Exercise requirements:
Give back the full material, exactly as it reads.

Information shown:

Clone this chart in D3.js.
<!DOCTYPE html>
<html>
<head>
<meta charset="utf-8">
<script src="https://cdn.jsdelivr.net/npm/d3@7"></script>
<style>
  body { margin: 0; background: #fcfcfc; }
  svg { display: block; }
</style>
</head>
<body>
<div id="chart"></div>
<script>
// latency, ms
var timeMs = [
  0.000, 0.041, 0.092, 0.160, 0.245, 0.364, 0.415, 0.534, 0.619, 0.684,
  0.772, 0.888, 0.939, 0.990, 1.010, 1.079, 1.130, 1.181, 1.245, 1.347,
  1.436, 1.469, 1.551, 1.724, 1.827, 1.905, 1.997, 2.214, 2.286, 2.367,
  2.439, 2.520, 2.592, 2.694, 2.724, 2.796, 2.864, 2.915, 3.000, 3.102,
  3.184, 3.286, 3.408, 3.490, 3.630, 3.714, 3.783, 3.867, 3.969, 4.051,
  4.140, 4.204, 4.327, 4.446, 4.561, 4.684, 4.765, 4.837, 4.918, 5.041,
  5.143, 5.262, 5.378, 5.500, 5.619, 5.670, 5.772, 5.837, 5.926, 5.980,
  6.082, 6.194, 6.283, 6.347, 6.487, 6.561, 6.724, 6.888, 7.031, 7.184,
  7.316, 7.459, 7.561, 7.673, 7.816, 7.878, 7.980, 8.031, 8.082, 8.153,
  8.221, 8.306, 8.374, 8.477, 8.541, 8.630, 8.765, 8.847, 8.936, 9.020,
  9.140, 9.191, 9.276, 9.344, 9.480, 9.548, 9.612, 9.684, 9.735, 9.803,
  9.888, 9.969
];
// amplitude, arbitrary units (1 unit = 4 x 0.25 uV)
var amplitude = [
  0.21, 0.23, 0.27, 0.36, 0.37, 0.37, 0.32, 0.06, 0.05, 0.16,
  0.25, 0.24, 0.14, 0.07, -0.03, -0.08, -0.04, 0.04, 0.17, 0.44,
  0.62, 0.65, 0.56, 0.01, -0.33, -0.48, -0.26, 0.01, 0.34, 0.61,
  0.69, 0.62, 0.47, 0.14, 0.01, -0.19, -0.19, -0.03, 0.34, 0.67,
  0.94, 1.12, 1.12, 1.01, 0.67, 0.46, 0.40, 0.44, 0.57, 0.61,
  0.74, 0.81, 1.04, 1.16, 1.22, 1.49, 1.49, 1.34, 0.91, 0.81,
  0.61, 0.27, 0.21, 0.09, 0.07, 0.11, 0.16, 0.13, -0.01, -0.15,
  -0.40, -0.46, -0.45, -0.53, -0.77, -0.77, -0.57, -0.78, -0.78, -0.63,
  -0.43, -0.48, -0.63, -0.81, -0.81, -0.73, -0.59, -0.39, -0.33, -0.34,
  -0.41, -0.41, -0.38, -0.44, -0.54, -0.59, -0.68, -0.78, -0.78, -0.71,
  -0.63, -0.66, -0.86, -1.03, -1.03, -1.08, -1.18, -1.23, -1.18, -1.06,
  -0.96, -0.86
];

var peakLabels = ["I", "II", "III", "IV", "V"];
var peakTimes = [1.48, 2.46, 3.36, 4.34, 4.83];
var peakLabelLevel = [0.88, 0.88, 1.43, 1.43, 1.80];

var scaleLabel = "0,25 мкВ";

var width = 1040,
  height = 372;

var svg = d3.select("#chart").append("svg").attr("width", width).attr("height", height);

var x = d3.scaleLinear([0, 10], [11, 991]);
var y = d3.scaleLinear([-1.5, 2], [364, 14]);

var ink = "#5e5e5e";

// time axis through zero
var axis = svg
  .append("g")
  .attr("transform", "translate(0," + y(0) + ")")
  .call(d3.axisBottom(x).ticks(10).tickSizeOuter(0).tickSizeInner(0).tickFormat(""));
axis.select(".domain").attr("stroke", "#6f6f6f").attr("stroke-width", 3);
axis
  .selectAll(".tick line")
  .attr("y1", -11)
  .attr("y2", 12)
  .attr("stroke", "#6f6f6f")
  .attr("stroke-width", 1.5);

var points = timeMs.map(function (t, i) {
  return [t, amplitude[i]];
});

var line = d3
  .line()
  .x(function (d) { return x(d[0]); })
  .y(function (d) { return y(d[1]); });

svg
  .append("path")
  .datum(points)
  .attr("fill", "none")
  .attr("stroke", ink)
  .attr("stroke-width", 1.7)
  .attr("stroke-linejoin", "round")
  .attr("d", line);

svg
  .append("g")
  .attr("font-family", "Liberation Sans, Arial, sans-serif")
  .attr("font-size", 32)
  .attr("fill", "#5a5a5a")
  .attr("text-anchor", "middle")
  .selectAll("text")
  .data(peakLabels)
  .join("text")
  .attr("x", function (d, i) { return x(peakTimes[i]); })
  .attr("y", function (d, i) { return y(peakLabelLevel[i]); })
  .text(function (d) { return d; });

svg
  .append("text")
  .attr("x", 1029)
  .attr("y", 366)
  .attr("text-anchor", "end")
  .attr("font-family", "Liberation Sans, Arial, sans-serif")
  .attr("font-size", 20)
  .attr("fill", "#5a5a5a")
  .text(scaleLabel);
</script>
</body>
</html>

Finished answer:
Clone this chart in D3.js.
<!DOCTYPE html>
<html>
<head>
<meta charset="utf-8">
<script src="https://cdn.jsdelivr.net/npm/d3@7"></script>
<style>
  body { margin: 0; background: #fcfcfc; }
  svg { display: block; }
</style>
</head>
<body>
<div id="chart"></div>
<script>
// latency, ms
var timeMs = [
  0.000, 0.041, 0.092, 0.160, 0.245, 0.364, 0.415, 0.534, 0.619, 0.684,
  0.772, 0.888, 0.939, 0.990, 1.010, 1.079, 1.130, 1.181, 1.245, 1.347,
  1.436, 1.469, 1.551, 1.724, 1.827, 1.905, 1.997, 2.214, 2.286, 2.367,
  2.439, 2.520, 2.592, 2.694, 2.724, 2.796, 2.864, 2.915, 3.000, 3.102,
  3.184, 3.286, 3.408, 3.490, 3.630, 3.714, 3.783, 3.867, 3.969, 4.051,
  4.140, 4.204, 4.327, 4.446, 4.561, 4.684, 4.765, 4.837, 4.918, 5.041,
  5.143, 5.262, 5.378, 5.500, 5.619, 5.670, 5.772, 5.837, 5.926, 5.980,
  6.082, 6.194, 6.283, 6.347, 6.487, 6.561, 6.724, 6.888, 7.031, 7.184,
  7.316, 7.459, 7.561, 7.673, 7.816, 7.878, 7.980, 8.031, 8.082, 8.153,
  8.221, 8.306, 8.374, 8.477, 8.541, 8.630, 8.765, 8.847, 8.936, 9.020,
  9.140, 9.191, 9.276, 9.344, 9.480, 9.548, 9.612, 9.684, 9.735, 9.803,
  9.888, 9.969
];
// amplitude, arbitrary units (1 unit = 4 x 0.25 uV)
var amplitude = [
  0.21, 0.23, 0.27, 0.36, 0.37, 0.37, 0.32, 0.06, 0.05, 0.16,
  0.25, 0.24, 0.14, 0.07, -0.03, -0.08, -0.04, 0.04, 0.17, 0.44,
  0.62, 0.65, 0.56, 0.01, -0.33, -0.48, -0.26, 0.01, 0.34, 0.61,
  0.69, 0.62, 0.47, 0.14, 0.01, -0.19, -0.19, -0.03, 0.34, 0.67,
  0.94, 1.12, 1.12, 1.01, 0.67, 0.46, 0.40, 0.44, 0.57, 0.61,
  0.74, 0.81, 1.04, 1.16, 1.22, 1.49, 1.49, 1.34, 0.91, 0.81,
  0.61, 0.27, 0.21, 0.09, 0.07, 0.11, 0.16, 0.13, -0.01, -0.15,
  -0.40, -0.46, -0.45, -0.53, -0.77, -0.77, -0.57, -0.78, -0.78, -0.63,
  -0.43, -0.48, -0.63, -0.81, -0.81, -0.73, -0.59, -0.39, -0.33, -0.34,
  -0.41, -0.41, -0.38, -0.44, -0.54, -0.59, -0.68, -0.78, -0.78, -0.71,
  -0.63, -0.66, -0.86, -1.03, -1.03, -1.08, -1.18, -1.23, -1.18, -1.06,
  -0.96, -0.86
];

var peakLabels = ["I", "II", "III", "IV", "V"];
var peakTimes = [1.48, 2.46, 3.36, 4.34, 4.83];
var peakLabelLevel = [0.88, 0.88, 1.43, 1.43, 1.80];

var scaleLabel = "0,25 мкВ";

var width = 1040,
  height = 372;

var svg = d3.select("#chart").append("svg").attr("width", width).attr("height", height);

var x = d3.scaleLinear([0, 10], [11, 991]);
var y = d3.scaleLinear([-1.5, 2], [364, 14]);

var ink = "#5e5e5e";

// time axis through zero
var axis = svg
  .append("g")
  .attr("transform", "translate(0," + y(0) + ")")
  .call(d3.axisBottom(x).ticks(10).tickSizeOuter(0).tickSizeInner(0).tickFormat(""));
axis.select(".domain").attr("stroke", "#6f6f6f").attr("stroke-width", 3);
axis
  .selectAll(".tick line")
  .attr("y1", -11)
  .attr("y2", 12)
  .attr("stroke", "#6f6f6f")
  .attr("stroke-width", 1.5);

var points = timeMs.map(function (t, i) {
  return [t, amplitude[i]];
});

var line = d3
  .line()
  .x(function (d) { return x(d[0]); })
  .y(function (d) { return y(d[1]); });

svg
  .append("path")
  .datum(points)
  .attr("fill", "none")
  .attr("stroke", ink)
  .attr("stroke-width", 1.7)
  .attr("stroke-linejoin", "round")
  .attr("d", line);

svg
  .append("g")
  .attr("font-family", "Liberation Sans, Arial, sans-serif")
  .attr("font-size", 32)
  .attr("fill", "#5a5a5a")
  .attr("text-anchor", "middle")
  .selectAll("text")
  .data(peakLabels)
  .join("text")
  .attr("x", function (d, i) { return x(peakTimes[i]); })
  .attr("y", function (d, i) { return y(peakLabelLevel[i]); })
  .text(function (d) { return d; });

svg
  .append("text")
  .attr("x", 1029)
  .attr("y", 366)
  .attr("text-anchor", "end")
  .attr("font-family", "Liberation Sans, Arial, sans-serif")
  .attr("font-size", 20)
  .attr("fill", "#5a5a5a")
  .text(scaleLabel);
</script>
</body>
</html>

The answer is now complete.